If this is ultimately a chaotic and unfocussed aberration in Argento’s filmography, those selfsame qualities also make Le cinque giornate essential viewing for anyone interested in building a complete picture of this extraordinary director. Failed experiments often yield intriguing results, and even Argento’s lesser works offer some illumination of the alchemist’s innermost workings. With the release in Italy of Mondo’s restored DVD, there’s even less excuse for the dedicated Argentophile not to explore the lesser-known politico-comical facets of their favourite black-gloved auteur. It’s a quality presentation, offering an anamorphic 2.35:1 image, 5.1 Italian audio and Italian subs for the hard-of-hearing. Sadly (if unsurprisingly) there are no English options, but a subtitled bootleg doing the rounds of the grey market might be a worthwhile investment to help make sense of the occasionally dense agitprop dialogue. There’s a certain softness to the image on occasion, but it’s colourful and, with a couple of exceptions, blemish-free. Given the unlikeliness of an English-language release in the near future, this might be your best bet for this title.

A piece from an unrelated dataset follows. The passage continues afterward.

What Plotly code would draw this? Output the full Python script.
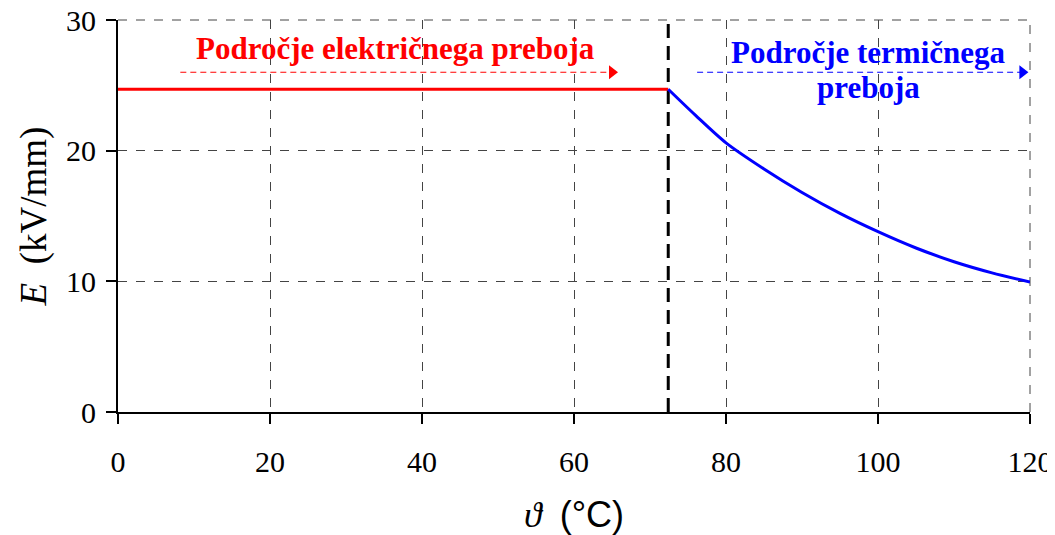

* To be fair, even Argento himself has few fond memories of the film. According to Alan Jones’s indispensable “Profondo Argento”, his cast pressured him into taking over the director’s reins – shades of Sergio Leone’s own Fistful of Dynamite, an admitted inspiration – and Argento apparently found the prima donna demands of star Celentano so wearing that he contracted hepatitis. His view of the film now: “a strangely awkward little film that reflected the turbulent times and my political influences.”